If knife castrating some slit the side of the scrotum while others cut off the bottom of the scrotum. I could not find any research comparing the two methods but most say it is simply preference. The important thing is to make either incision large enough to allow good drainage. If cutting off the bottom of the scrotum most recommend removing the bottom one-third. I have seen one situation where a small portion of the bottom of the scrotum was removed and 20-30 percent of the calves became severely swollen and several died due to infection. In young calves several pull the testicles without cutting the cord but I prefer to rasp off the cord as high as I can to the body. For larger calves I use the emasculator with the crimper to sever the cord to reduce bleeding. As fly season approaches I use a fly spray around the scrotum. In horned cattle the horns should be removed as early as possible – branding at the latest. Branding damages less valuable hide if placed on the hip and then preferably low on the leg or high on the hip. Yes, I know " ….. when they pay me for it I will change." Sometimes it is OK to do something that is good for the industry. I heard a person say it is OK to brand but I don't need it so severe I can read it on both sides. Cortisol levels indicate that branding creates more stress than castration so maybe the smaller the burn the better.

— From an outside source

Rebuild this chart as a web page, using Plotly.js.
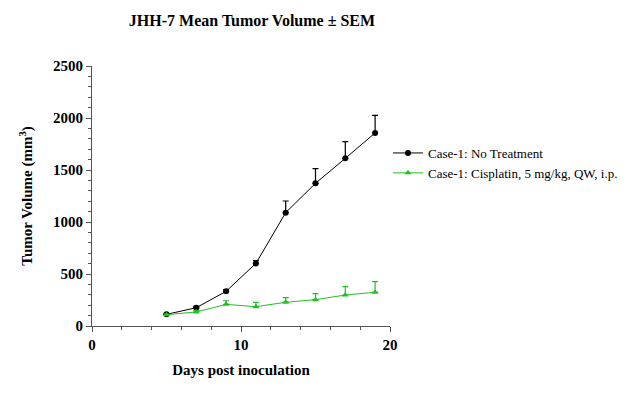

It is important to use as good of cattle handling procedures as possible. All of the procedures are painful and yet cattlemen realize they are a necessity for good cattle management however others only want to deal with the pain inflicted. In several European countries it is currently illegal to castrate or dehorn without employing drugs to lower pain. Animal care committees at many universities are requiring the same for late castration and dehorning. Let's keep our best foot forward to ward off similar efforts to require this in our cattle operations – at least to a practical level. There are some current drugs that we know can lower pain – cortisol levels – if administered when the procedures are done but they are not currently labeled for pain relief.

Pray for rain and lots of green grass.